There is no doubt that silk is synonymous with elegance and luxury. This beautiful, natural material is versatile and often comes in a shiny satin finish or matt silk crepe.

It is thought that the earliest appearance of woven silk as a luxury fabric dates back to over 5000 years ago in China. Silk was originally reserved for royalty in China but gradually spread through Chinese culture and trade both socially and geographically. Silk production was very much confined to China until the opening of the Silk Road around 200BC. This route facilitated the growth of the silk trade, and silk production became more common in the west. The Industrial Revolution changed much of Europe's silk industry. New technology in spinning cotton made it much cheaper than the manufacture of silk and therefore caused more expensive silk production to become less mainstream and a very luxurious fabric.
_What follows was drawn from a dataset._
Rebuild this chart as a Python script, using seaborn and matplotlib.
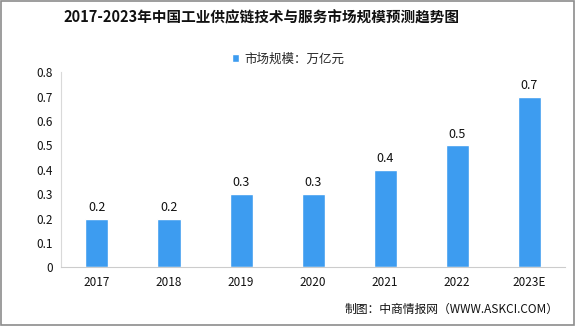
import matplotlib
matplotlib.use("Agg")
import matplotlib.pyplot as plt
import seaborn as sns
import pandas as pd
import numpy as np
from matplotlib.patches import Rectangle

years = ["2017", "2018", "2019", "2020", "2021", "2022", "2023E"]
values = [0.2, 0.2, 0.3, 0.3, 0.4, 0.5, 0.7]
labels = ["0.2", "0.2", "0.3", "0.3", "0.4", "0.5", "0.7"]
yticks = [0, 0.1, 0.2, 0.3, 0.4, 0.5, 0.6, 0.7, 0.8]
ytick_labels = ["0", "0.1", "0.2", "0.3", "0.4", "0.5", "0.6", "0.7", "0.8"]
title = "2017-2023年中国工业供应链技术与服务市场规模预测趋势图"
legend_label = "市场规模：万亿元"
source = "制图：中商情报网（WWW.ASKCI.COM）"

sns.set_theme(style="white")
plt.rcParams['font.family'] = ['Noto Sans CJK SC', 'DejaVu Sans']

df = pd.DataFrame({"year": years, "value": values})
color = "#3D9CF0"

fig = plt.figure(figsize=(5.75, 3.26), dpi=100)
ax = fig.add_axes([0.106, 0.180, 0.877, 0.598])
sns.barplot(data=df, x="year", y="value", color=color, width=0.32,
            saturation=1, ax=ax, label=legend_label)

ax.set_ylim(0, 0.8)
ax.set_xlim(-0.5, len(years) - 0.5)
ax.set_yticks(yticks)
ax.set_yticklabels(ytick_labels, fontsize=8.5, color="#111111")
ax.set_xticks(range(len(years)))
ax.set_xticklabels(years, fontsize=8.5, color="#111111")
ax.set_xlabel("")
ax.set_ylabel("")
ax.tick_params(axis="both", which="major", length=0, pad=6)
ax.set_xticks(np.arange(-0.5, len(years), 1.0), minor=True)
ax.tick_params(axis="x", which="minor", length=4, color="#cccccc", width=0.8)
for s in ["top", "right"]:
    ax.spines[s].set_visible(False)
ax.spines["left"].set_color("#d9d9d9")
ax.spines["bottom"].set_color("#cccccc")
ax.spines["left"].set_linewidth(0.8)
ax.spines["bottom"].set_linewidth(0.8)

for i, (v, t) in enumerate(zip(values, labels)):
    ax.text(i, v + 0.02, t, ha="center", va="bottom", fontsize=9, color="#111111")

leg = ax.legend(loc="upper center", bbox_to_anchor=(0.45, 1.16), frameon=False,
                fontsize=9, handlelength=0.6, handleheight=0.6, handletextpad=0.4)

fig.text(0.454, 0.945, title, ha="center", va="center", fontsize=10.5,
         fontweight="bold", color="#111111")
fig.text(0.972, 0.05, source, ha="right", va="center", fontsize=8.5, color="#111111")

fig.patches.append(Rectangle((0.001, 0.002), 0.997, 0.995, transform=fig.transFigure,
                             fill=False, edgecolor="#8c8c8c", linewidth=1.2))

fig.savefig("out.png", dpi=100)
Today, silk continues to be the luxury fabric of choice as it is versatile, comfort and elegant. Not only do we use pure silk, silk can also be woven with other fibres such as cotton and cashmere to produce fabrics that have an elegant sheen and luxurious silky texture that glides over your skin.


Although silk is relatively durable, it is a delicate fibre and does require a bit of care and attention when cleaning. However, your silk garments will keep their original softness and sheen for years with correct cleaning, drying and pressing so it's absolutely worth taking that little bit of time with your silk pieces.

Care instructions for many silk garments, especially those made of pure silk, recommend dry cleaning but many silk garments can look better and last longer if you hand wash them. However you choose to clean you silk, we recommend that you do refer to the care instructions of your garments before deciding. If you'd like to hand wash you silk garments, here's a handy guide of how to do so which we hope you'll find helpful.


1. Prepare a basin of cool water and mix in a mild detergent such as Woolite TM, natural soap or shampoo.

2. Place the silk garment in the cool water and gently plunge the garment up and down. Avoid soaking silk for too long as this may fade the dye.

3. Drain the water from the basin, refill with cool water and and rinse the garment several times with the cool water.

4. Never machine dry or wring your silk garment, instead roll it up in a bath towel and gently press out the excess water.

5. When most of the water is out place the silk onto a padded hanger to dry fully. Or you could lay it flat on a towel to dry naturally.


1. Reverse the garment and press while it is still damp.

2. Make sure the iron is on a low setting and turn off the steam function as the high temperature of the steam can damage the silk fibres.

3. We recommend turning the garment inside-out and placing a piece of fabric over the silk garment before pressing so there is no direct contact between the silk garment and the heat.